▶ **Source material**:
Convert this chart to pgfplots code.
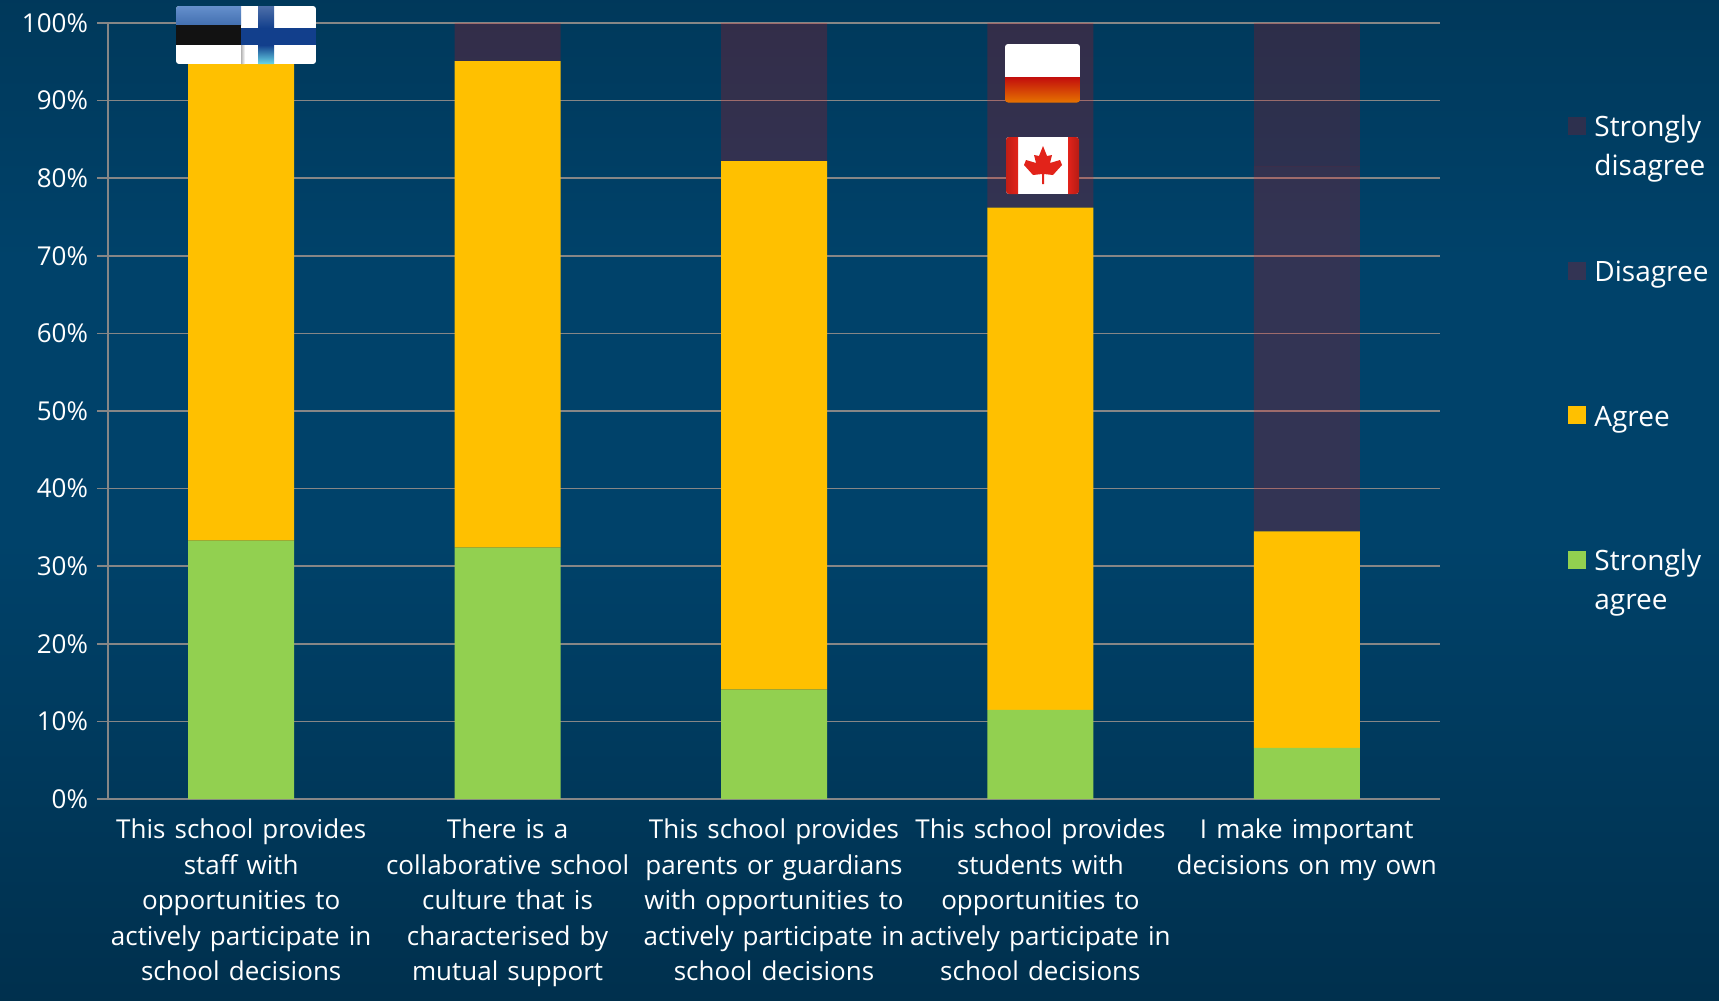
\documentclass[border=0pt]{standalone}
\usepackage{pgfplots}
\pgfplotsset{compat=1.18}
\usepackage{fontspec}
\setmainfont{Open Sans}
\newfontfamily\labelfont[WordSpace=1.35]{Open Sans}
\usetikzlibrary{shadings}

% one pixel of the slide is half a point
\tikzset{x=0.5pt,y=-0.5pt}

\definecolor{slidetop}{HTML}{00263D}
\definecolor{slidemid}{HTML}{00426A}
\definecolor{slidebot}{HTML}{001C2E}
\definecolor{gridgrey}{HTML}{868686}
\definecolor{sagree}{HTML}{92D050}
\definecolor{agree}{HTML}{FFC000}
\definecolor{flagblue}{HTML}{4A7CC4}
\definecolor{finblue}{HTML}{123F8C}
\definecolor{canred}{HTML}{E2231A}

\pgfdeclareverticalshading{slide}{100bp}{
  color(0bp)=(slidebot);
  color(48bp)=(slidemid);
  color(62bp)=(slidemid);
  color(100bp)=(slidetop)}

\begin{document}
\begin{tikzpicture}
\useasboundingbox (0,0) rectangle (1719,1001);
\shade[shading=slide] (0,0) rectangle (1719,1001);

\begin{axis}[
  at={(54pt,-399.5pt)}, anchor=south west,
  x=133.2pt, y=3.88pt,
  xmin=-0.5, xmax=4.5, ymin=0, ymax=100,
  ybar stacked, bar width=53pt,
  axis line style={gridgrey, line width=0.8pt},
  axis x line=bottom, axis y line=left,
  axis line style={-},
  tick style={gridgrey, line width=0.8pt},
  ytick={0,10,...,100},
  yticklabel={\pgfmathprintnumber{\tick}\%},
  /pgf/number format/assume math mode=true,
  ymajorgrids, grid style={gridgrey, line width=0.8pt},
  y tick label style={white, font=\labelfont\fontsize{13}{16}\selectfont, xshift=-1pt},
  xtick={0,1,2,3,4},
  xticklabels={
    This school provides\\staff with\\opportunities to\\actively participate in\\school decisions,
    There is a\\collaborative school\\culture that is\\characterised by\\mutual support,
    This school provides\\parents or guardians\\with opportunities to\\actively participate in\\school decisions,
    This school provides\\students with\\opportunities to\\actively participate in\\school decisions,
    I make important\\decisions on my own},
  x tick label style={white, font=\labelfont\fontsize{13}{17.75}\selectfont, align=center, anchor=north, yshift=-1pt},
  major x tick style={draw=none},
  extra x ticks={-0.5,0.5,1.5,2.5,3.5,4.5},
  extra x tick labels={},
  extra x tick style={major tick length=5pt, tick style={gridgrey, line width=0.8pt}, xmajorgrids=false},
  major tick length=5.5pt,
  tick align=outside,
  clip=false,
]
\addplot[fill=sagree, draw=none] coordinates {(0,33.3) (1,32.4) (2,14.1) (3,11.5) (4,6.6)};
\addplot[fill=agree, draw=none] coordinates {(0,61.4) (1,62.7) (2,68.1) (3,64.7) (4,27.9)};
\addplot[fill=red, fill opacity=0.2, draw=none] coordinates {(0,5.3) (1,4.9) (2,17.8) (3,23.8) (4,47.0)};
\addplot[fill=red!90!black, fill opacity=0.2, draw=none] coordinates {(0,0) (1,0) (2,0) (3,0) (4,18.5)};
\end{axis}

% Estonia and Finland
\begin{scope}
  \clip[rounded corners=1.5pt] (176,6) rectangle (316,64);
  \fill[white] (176,6) rectangle (316,64);
  \shade[top color=flagblue!85!white, bottom color=flagblue!90!black] (176,6) rectangle (241,25);
  \fill[black!93] (176,25) rectangle (241,45);
  \shade[top color=finblue!75!white, bottom color=finblue] (258,6) rectangle (274,28);
  \fill[finblue] (241,28) rectangle (316,45);
  \shade[top color=finblue, bottom color=finblue!35!cyan!60!white] (258,45) rectangle (274,64);
  \shade[left color=black!30, right color=white] (241,45) rectangle (245,64);
\end{scope}

% Poland
\begin{scope}
  \clip[rounded corners=1.5pt] (1005,44) rectangle (1080,102.5);
  \fill[white] (1005,44) rectangle (1080,77);
  \shade[top color=red!75!black!95, middle color=red!80!orange, bottom color=orange!90!black] (1005,77) rectangle (1080,102.5);
\end{scope}

% Canada
\begin{scope}
  \clip[rounded corners=1.5pt] (1006,137) rectangle (1079,194);
  \fill[white] (1006,137) rectangle (1079,194);
  \shade[left color=canred!85!black, right color=canred] (1006,137) rectangle (1018,194);
  \shade[left color=canred, right color=canred!80!black] (1068,137) rectangle (1079,194);
  \fill[canred] (1043,146) -- (1047,156) -- (1052,155) -- (1050,163) -- (1060,160) -- (1062,165)
    -- (1053,175) -- (1044,174) -- (1044,184) -- (1042,184) -- (1042,174) -- (1033,175)
    -- (1024,165) -- (1026,160) -- (1036,163) -- (1034,155) -- (1039,156) -- cycle;
\end{scope}

% key
\fill[red!90!black, opacity=0.2] (1568,117) rectangle (1586,135);
\fill[red, opacity=0.2] (1568,262) rectangle (1586,280);
\fill[agree] (1568,406) rectangle (1586,424);
\fill[sagree] (1568,551) rectangle (1586,569);
\begin{scope}[every node/.style={white, anchor=base west, inner sep=0pt, font=\fontsize{14}{19.5}\selectfont}]
  \node at (1594,136) {Strongly};
  \node at (1594,175) {disagree};
  \node at (1594,281) {Disagree};
  \node at (1594,426) {Agree};
  \node at (1594,570) {Strongly};
  \node at (1594,609) {agree};
\end{scope}
\end{tikzpicture}
\end{document}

▶ **What you are asked to do**: Return the whole listing, word for word, and leave out every picture.

▶ **Task response**:
Convert this chart to pgfplots code.
\documentclass[border=0pt]{standalone}
\usepackage{pgfplots}
\pgfplotsset{compat=1.18}
\usepackage{fontspec}
\setmainfont{Open Sans}
\newfontfamily\labelfont[WordSpace=1.35]{Open Sans}
\usetikzlibrary{shadings}

% one pixel of the slide is half a point
\tikzset{x=0.5pt,y=-0.5pt}

\definecolor{slidetop}{HTML}{00263D}
\definecolor{slidemid}{HTML}{00426A}
\definecolor{slidebot}{HTML}{001C2E}
\definecolor{gridgrey}{HTML}{868686}
\definecolor{sagree}{HTML}{92D050}
\definecolor{agree}{HTML}{FFC000}
\definecolor{flagblue}{HTML}{4A7CC4}
\definecolor{finblue}{HTML}{123F8C}
\definecolor{canred}{HTML}{E2231A}

\pgfdeclareverticalshading{slide}{100bp}{
  color(0bp)=(slidebot);
  color(48bp)=(slidemid);
  color(62bp)=(slidemid);
  color(100bp)=(slidetop)}

\begin{document}
\begin{tikzpicture}
\useasboundingbox (0,0) rectangle (1719,1001);
\shade[shading=slide] (0,0) rectangle (1719,1001);

\begin{axis}[
  at={(54pt,-399.5pt)}, anchor=south west,
  x=133.2pt, y=3.88pt,
  xmin=-0.5, xmax=4.5, ymin=0, ymax=100,
  ybar stacked, bar width=53pt,
  axis line style={gridgrey, line width=0.8pt},
  axis x line=bottom, axis y line=left,
  axis line style={-},
  tick style={gridgrey, line width=0.8pt},
  ytick={0,10,...,100},
  yticklabel={\pgfmathprintnumber{\tick}\%},
  /pgf/number format/assume math mode=true,
  ymajorgrids, grid style={gridgrey, line width=0.8pt},
  y tick label style={white, font=\labelfont\fontsize{13}{16}\selectfont, xshift=-1pt},
  xtick={0,1,2,3,4},
  xticklabels={
    This school provides\\staff with\\opportunities to\\actively participate in\\school decisions,
    There is a\\collaborative school\\culture that is\\characterised by\\mutual support,
    This school provides\\parents or guardians\\with opportunities to\\actively participate in\\school decisions,
    This school provides\\students with\\opportunities to\\actively participate in\\school decisions,
    I make important\\decisions on my own},
  x tick label style={white, font=\labelfont\fontsize{13}{17.75}\selectfont, align=center, anchor=north, yshift=-1pt},
  major x tick style={draw=none},
  extra x ticks={-0.5,0.5,1.5,2.5,3.5,4.5},
  extra x tick labels={},
  extra x tick style={major tick length=5pt, tick style={gridgrey, line width=0.8pt}, xmajorgrids=false},
  major tick length=5.5pt,
  tick align=outside,
  clip=false,
]
\addplot[fill=sagree, draw=none] coordinates {(0,33.3) (1,32.4) (2,14.1) (3,11.5) (4,6.6)};
\addplot[fill=agree, draw=none] coordinates {(0,61.4) (1,62.7) (2,68.1) (3,64.7) (4,27.9)};
\addplot[fill=red, fill opacity=0.2, draw=none] coordinates {(0,5.3) (1,4.9) (2,17.8) (3,23.8) (4,47.0)};
\addplot[fill=red!90!black, fill opacity=0.2, draw=none] coordinates {(0,0) (1,0) (2,0) (3,0) (4,18.5)};
\end{axis}

% Estonia and Finland
\begin{scope}
  \clip[rounded corners=1.5pt] (176,6) rectangle (316,64);
  \fill[white] (176,6) rectangle (316,64);
  \shade[top color=flagblue!85!white, bottom color=flagblue!90!black] (176,6) rectangle (241,25);
  \fill[black!93] (176,25) rectangle (241,45);
  \shade[top color=finblue!75!white, bottom color=finblue] (258,6) rectangle (274,28);
  \fill[finblue] (241,28) rectangle (316,45);
  \shade[top color=finblue, bottom color=finblue!35!cyan!60!white] (258,45) rectangle (274,64);
  \shade[left color=black!30, right color=white] (241,45) rectangle (245,64);
\end{scope}

% Poland
\begin{scope}
  \clip[rounded corners=1.5pt] (1005,44) rectangle (1080,102.5);
  \fill[white] (1005,44) rectangle (1080,77);
  \shade[top color=red!75!black!95, middle color=red!80!orange, bottom color=orange!90!black] (1005,77) rectangle (1080,102.5);
\end{scope}

% Canada
\begin{scope}
  \clip[rounded corners=1.5pt] (1006,137) rectangle (1079,194);
  \fill[white] (1006,137) rectangle (1079,194);
  \shade[left color=canred!85!black, right color=canred] (1006,137) rectangle (1018,194);
  \shade[left color=canred, right color=canred!80!black] (1068,137) rectangle (1079,194);
  \fill[canred] (1043,146) -- (1047,156) -- (1052,155) -- (1050,163) -- (1060,160) -- (1062,165)
    -- (1053,175) -- (1044,174) -- (1044,184) -- (1042,184) -- (1042,174) -- (1033,175)
    -- (1024,165) -- (1026,160) -- (1036,163) -- (1034,155) -- (1039,156) -- cycle;
\end{scope}

% key
\fill[red!90!black, opacity=0.2] (1568,117) rectangle (1586,135);
\fill[red, opacity=0.2] (1568,262) rectangle (1586,280);
\fill[agree] (1568,406) rectangle (1586,424);
\fill[sagree] (1568,551) rectangle (1586,569);
\begin{scope}[every node/.style={white, anchor=base west, inner sep=0pt, font=\fontsize{14}{19.5}\selectfont}]
  \node at (1594,136) {Strongly};
  \node at (1594,175) {disagree};
  \node at (1594,281) {Disagree};
  \node at (1594,426) {Agree};
  \node at (1594,570) {Strongly};
  \node at (1594,609) {agree};
\end{scope}
\end{tikzpicture}
\end{document}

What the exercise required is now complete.